I have never been a Buddhist and probably won't become one now, but have just been reminded by a stimulating fortnight in China (where so many wonderful Buddhist temples somehow survived the bitter atheist horror of the Cultural Revolution and where Buddhists are now free to be believers) of how utterly ignorant I've been of a religion that persuades and delights almost a third of my brothers and sisters on Earth. It won't surprise if, too, the Christian/Roman Catholic blinkers George Pell was born wearing, have left him an ignoramus about Buddhism. The Christmas present of The Complete Idiot's Guide To Buddhism might considerably broaden his mind.

But only if he opened it and read it. One suspects it would just gather dust. The idea that there is anything worth knowing about a non-Christian faith would probably bewilder him.

For as I never tire of saying, the ways in which folk never think and step outside the religion they're born into always puzzles and disappoints those of us who have nimble, querulous minds. There are so many religions and so little time and the man and woman who has no curiosity about the faiths of others is a dullard and a waste of space. For example one notices, at times like this when Australia's Roman Catholics are speaking up about things, how almost all of them have Irish names. They hail, culturally and intellectually, from a place, Ireland, marinated in Roman Catholicism, and so they are Roman Catholics. Australia's Roman Catholic clergy almost all, amusingly, have the sorts of names you'd expect to see in a list of characters in an amusing melodrama set in Ireland or in the inspired TV comedy Father Ted. Look them up online, these clergymen, in the Australian Catholic Directory. Almost every bishop has an Irish name, and, for the Directory gives us a photograph of each, an engagingly Irish face.

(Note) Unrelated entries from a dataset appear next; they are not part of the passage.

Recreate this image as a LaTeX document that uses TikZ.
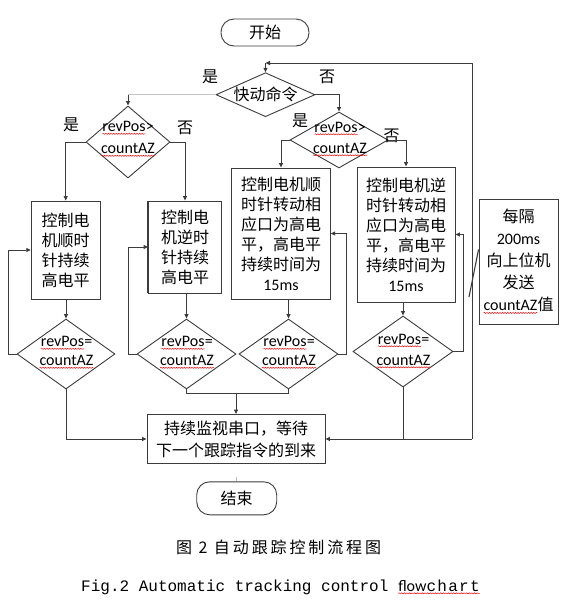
\documentclass[tikz,border=0pt]{standalone}
\usepackage{fontspec}
\setmainfont{Carlito}
\newfontfamily\cjk{Noto Sans CJK SC}
\newfontfamily\capfont[LetterSpace=18]{Noto Sans CJK SC}
\newfontfamily\monof{Liberation Mono}
\newfontfamily\monofw[LetterSpace=8]{Liberation Mono}
\usetikzlibrary{shapes.geometric,arrows.meta,decorations.pathmorphing}
\newcommand\redwave[1]{\tikz[baseline=(w.base)]{\node[rectangle,minimum width=0pt,minimum height=0pt,inner sep=0pt,outer sep=0pt,draw=none,fill=none,font={}] (w) {#1};\draw[red,line width=0.45pt,decorate,decoration={snake,amplitude=0.6pt,segment length=2.6pt}] ([yshift=-2.2pt]w.base west) -- ([yshift=-2.2pt]w.base east);}}
\definecolor{linec}{RGB}{60,60,60}
\tikzset{
  ln/.style={draw=linec,line width=0.9pt},
  arr/.style={ln,-{Triangle[length=4.5pt,width=4pt]}},
  boxn/.style={ln,rectangle,inner sep=0pt,align=center,font=\cjk\fontsize{16}{20}\selectfont},
  term/.style={ln,rectangle,rounded corners=13pt,inner sep=0pt,font=\cjk\fontsize{16}{20}\selectfont},
  dia/.style={ln,diamond,inner sep=0pt},
  dtxt/.style={align=center,inner sep=0pt,font=\fontsize{16}{20}\selectfont},
  lbl/.style={inner sep=0pt,font=\cjk\fontsize{16}{20}\selectfont},
}
\begin{document}
\begin{tikzpicture}[x=1pt,y=-1pt]
\fill[white] (0,0) rectangle (580,603);
% terminals
\node[term,minimum width=88pt,minimum height=27pt] (st) at (265,32.5) {开始};
\node[term,minimum width=80pt,minimum height=33pt] (en) at (236.7,498.3) {结束};
% decisions
\node[dia,minimum width=99pt,minimum height=44pt] (kd) at (265.5,94.7) {};
\node[lbl] (kdt) at (kd) {快动命令};
\node[dia,minimum width=84pt,minimum height=72pt] (dL) at (128,142) {};
\node[dtxt,font=\fontsize{16}{22}\selectfont] (dLt) at (128,139) {\redwave{revPos}>\\\redwave{countAZ}};
\node[dia,minimum width=98pt,minimum height=56pt] (dR) at (339,140) {};
\node[dtxt,font=\fontsize{16}{21}\selectfont] (dRt) at (340,139) {\redwave{revPos}>\\\redwave{countAZ}};
% process boxes
\node[boxn,minimum width=69pt,minimum height=98pt] (b1) at (65.7,250) {控制电\\机顺时\\针持续\\高电平};
\node[boxn,minimum width=73pt,minimum height=92pt] (b2) at (185,247) {控制电\\机逆时\\针持续\\高电平};
\draw[draw=linec,line width=1.8pt] (b2.north west) -- (b2.south west);
\node[boxn,minimum width=98.5pt,minimum height=131pt] (b3) at (281,233.5) {控制电机顺\\时针转动相\\应口为高电\\平，高电平\\持续时间为\\{\rmfamily 15ms}};
\node[boxn,minimum width=98pt,minimum height=135pt] (b4) at (406,234.5) {控制电机逆\\时针转动相\\应口为高电\\平，高电平\\持续时间为\\{\rmfamily 15ms}};
\node[boxn,minimum width=79pt,minimum height=125pt,font=\cjk\fontsize{16}{22}\selectfont] (b5) at (518.5,261.5) {每隔\\{\rmfamily 200ms}\\向上位机\\发送\\{\rmfamily\redwave{countAZ}}值};
% lower decisions
\node[dia,minimum width=98pt,minimum height=70pt] (d1) at (66,354) {};
\node[dtxt,font=\fontsize{16}{19}\selectfont] (d1t) at (66.5,352.5) {\redwave{revPos}=\\\redwave{countAZ}};
\node[dia,minimum width=99pt,minimum height=70pt] (d2) at (186.5,354) {};
\node[dtxt,font=\fontsize{16}{19}\selectfont] (d2t) at (187,352.5) {\redwave{revPos}=\\\redwave{countAZ}};
\node[dia,minimum width=99pt,minimum height=70pt] (d3) at (288.5,354) {};
\node[dtxt,font=\fontsize{16}{19}\selectfont] (d3t) at (289,352.5) {\redwave{revPos}=\\\redwave{countAZ}};
\node[dia,minimum width=100pt,minimum height=71pt] (d4) at (403,351.5) {};
\node[dtxt,font=\fontsize{16}{21}\selectfont] (d4t) at (403.5,351) {\redwave{revPos}=\\\redwave{countAZ}};
% final process
\node[boxn,minimum width=178pt,minimum height=49pt,font=\cjk\fontsize{16}{22}\selectfont] (pr) at (236,439) {持续监视串口，等待\\下一个跟踪指令的到来};
% yes/no labels
\node[lbl] (y0) at (210,77) {是};
\node[lbl] (n0) at (327,77) {否};
\node[lbl] (y1) at (71,125) {是};
\node[lbl] (n1) at (185,128) {否};
\node[lbl] (y2) at (300,121) {是};
\node[lbl] (n2) at (391.5,136) {否};
% connectors top
\draw[draw=gray!45,line width=0.9pt] (kd.west) -- (kd.west -| dL.north);
\draw[arr] (kd.west -| dL.north) -- (dL.north);
\draw[arr] (kd.east) -| (dR.north);
\draw[arr] (dL.west) -| (b1.north);
\draw[arr] (dL.east) -| (b2.north);
\draw[arr] (dR.west) -| (b3.north);
\draw[arr] (dR.east) -| (b4.north);
% boxes to lower decisions
\draw[arr] (b1.south -| d1.north) -- (d1.north);
\draw[arr] (b2.south -| d2.north) -- (d2.north);
\draw[arr] (b3.south -| d3.north) -- (d3.north);
\draw[arr] (b4.south -| d4.north) -- (d4.north);
% feedback loops
\draw[arr] (d1.west) -- ++(-8.5,0) |- (b1.west);
\draw[arr] (d2.west) -- ++(-8.5,0) |- (b2.west);
\draw[arr] (d3.east) -- ++(8,0) |- (b3.east);
\draw[arr] (d4.east) -- ++(10,0) |- (b4.east);
% to final process
\draw[arr] (d1.south) |- (pr.west);
\coordinate (hy) at (0,393);
\coordinate (mj) at (pr.north |- hy);
\draw[ln] (d2.south) |- (mj);
\draw[ln] (d3.south) |- (mj);
\draw[arr] (mj) -- (pr.north);
\coordinate (lx) at (472,0);
\coordinate (lb) at (lx |- pr.east);
\coordinate (lt) at (472,63);
\coordinate (tp) at (kd.north |- lt);
\draw[ln] (d4.south) -- (d4.south |- pr.east);
\draw[arr] (lb) -- (pr.east);
\draw[arr] (lb) -- (lt) -- (tp);
\draw[arr] (tp) -- (kd.north);
% slash near the timer box
\coordinate (sl) at (469,297);
\draw[ln,line width=1.1pt] (sl) -- ([yshift=12pt]b5.west);
% small tick above end
\draw[draw=gray!50,line width=0.9pt] ([yshift=4pt]en.north) -- (en.north);
% captions
\node[anchor=west,inner sep=0pt,font=\capfont\fontsize{16}{20}\selectfont] (cap1) at (176,547) {图 2 自动跟踪控制流程图};
\node[anchor=west,inner sep=0pt,font=\monof\fontsize{16}{20}\selectfont] (cap2) at (81,587) {Fig.2 Automatic tracking control \redwave{{\rmfamily flow}{\monofw chart}}};
\end{tikzpicture}
\end{document}
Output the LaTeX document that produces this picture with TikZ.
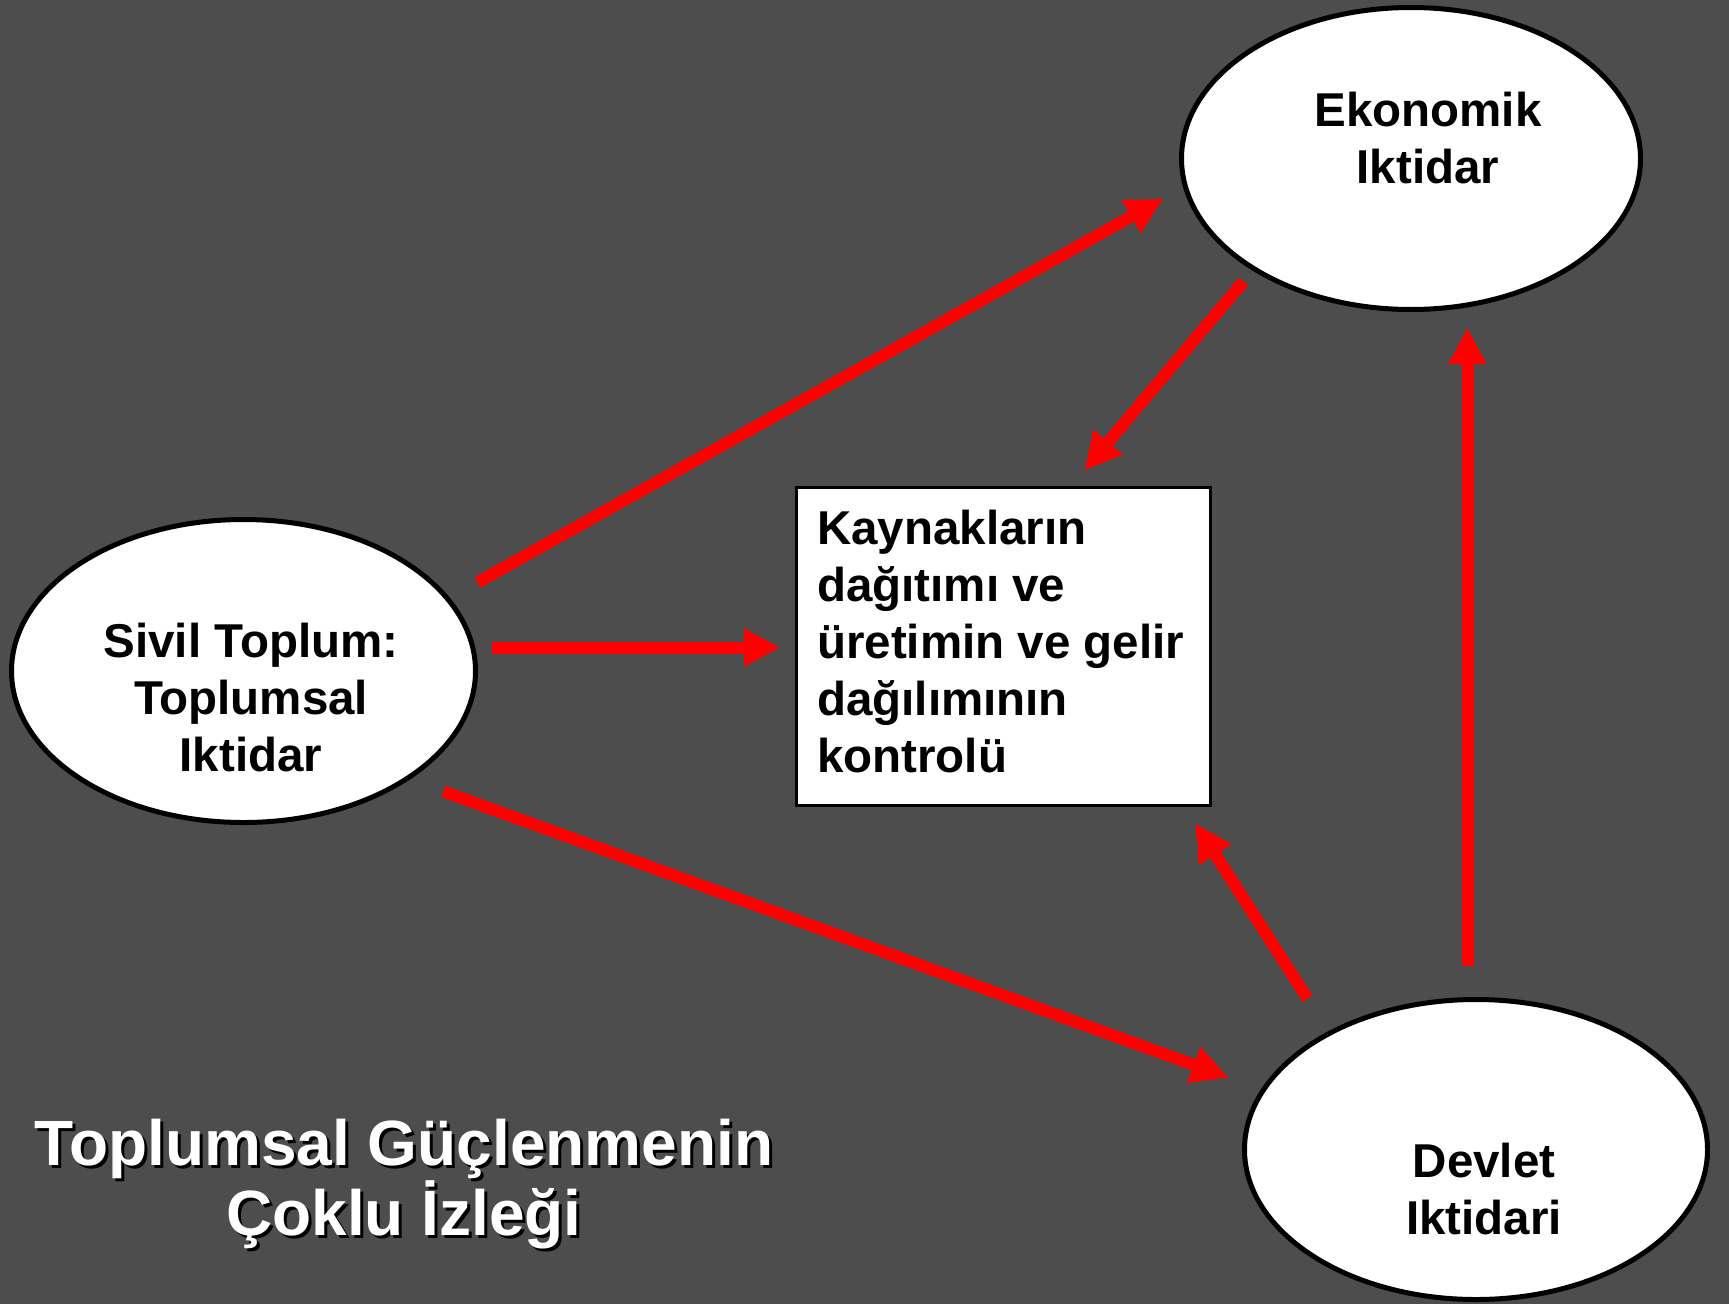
\documentclass[tikz,border=0pt]{standalone}
\usepackage{fontspec}
\setmainfont{Liberation Sans}
\usetikzlibrary{shapes.geometric,arrows.meta}
\definecolor{bggray}{HTML}{4D4D4D}
\definecolor{arrred}{HTML}{FF0000}
\tikzset{
  oval/.style={ellipse, draw=black, fill=white, line width=5pt, inner sep=0pt},
  boxnode/.style={rectangle, draw=black, fill=white, line width=3.5pt, inner sep=0pt},
  lbl/.style={font=\fontsize{47.5}{57}\selectfont\bfseries, text=black, inner sep=0pt, align=center, anchor=base},
  ttl/.style={font=\fontsize{64}{70}\selectfont\bfseries, inner sep=0pt, align=center, anchor=base},
  redarrow/.style={draw=arrred, line width=12pt, -{Triangle[length=37pt,width=36pt]}}
}
\begin{document}
\begin{tikzpicture}[x=1pt,y=-1pt]
\useasboundingbox (0,0) rectangle (1729,1304);
\fill[bggray] (0,0) rectangle (1729,1304);

% shapes
\node[oval, minimum width=459pt, minimum height=302pt] (ekon) at (1411,158.5) {};
\node[oval, minimum width=464pt, minimum height=303pt] (sivil) at (243.5,671) {};
\node[oval, minimum width=463pt, minimum height=300pt] (devlet) at (1476,1149.5) {};
\node[boxnode, minimum width=414pt, minimum height=318pt] (kay) at (1003.5,646.5) {};

% texts (anchor base = baseline of the last line)
\node[lbl] (ekontxt) at (1428,183) {Ekonomik\\Iktidar};
\node[lbl] (sivtxt) at (251,771) {Sivil Toplum:\\Toplumsal\\Iktidar};
\node[lbl] (devtxt) at (1484,1234) {Devlet\\Iktidari};
\node[lbl, align=left, anchor=base west] (kaytxt) at (817,772) {Kaynakların\\dağıtımı ve\\üretimin ve gelir\\dağılımının\\kontrolü};

% title
\node[ttl, text=black] (titleshadow) at (407,1238) {Toplumsal Güçlenmenin\\Çoklu İzleği};
\node[ttl, text=white] (title) at (404,1235) {Toplumsal Güçlenmenin\\Çoklu İzleği};

% arrow end points
\coordinate (a1s) at (477,582);
\coordinate (a1e) at (1163,198);
\coordinate (a2s) at (1243,281);
\coordinate (a2e) at (1084,470);
\coordinate (a3s) at (492,647);
\coordinate (a3e) at (780,647);
\coordinate (a4s) at (443,791);
\coordinate (a4e) at (1228,1077);
\coordinate (a5s) at (1307,998);
\coordinate (a5e) at (1195,823);
\coordinate (a6s) at (1467,966);
\coordinate (a6e) at (1467,327);

\draw[redarrow] (a1s) -- (a1e);
\draw[redarrow] (a2s) -- (a2e);
\draw[redarrow] (a3s) -- (a3e);
\draw[redarrow] (a4s) -- (a4e);
\draw[redarrow] (a5s) -- (a5e);
\draw[redarrow] (a6s) -- (a6e);
\end{tikzpicture}
\end{document}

Nimble-minded, I would be very uncomfortable to find myself very, very Irish in my origins and very, very Roman Catholic in my faith. That would say to me that I wasn't in search of what's true but am only grazing, unthinkingly, in the only pasture I've ever known.

Meanwhile, on the subject of books to give people for Christmas I will scour the bookshops for The Ignoramus's Guide To Australian History to give, for Christmas, to Prime Minister Julia Gillard and to the National Capital Authority's Gary Rake. It is unimaginable that, had they understood the importance of the one-and-only Sir Henry Parkes to Australia, they would have agreed to re-name the choicest part of Parkes Place after just another foreign monarch. It is, shamefully, Queen Elizabeth Terrace now. Would they have agreed to the renaming if the Place had borne the name of some less significant but more popular Australian that they knew something about? What if, Julia and Gary (and Andrew, for Andrew Leigh MHR played his part in this unpatriotic outrage) it had been Don Bradman Place? Would you have dared take the place away from The Don? We, the people, demand the reinstatement to that place of the name of one of the very greatest Australians there has ever been, a man who was to our nation's shape and style what Bradman was to cricket.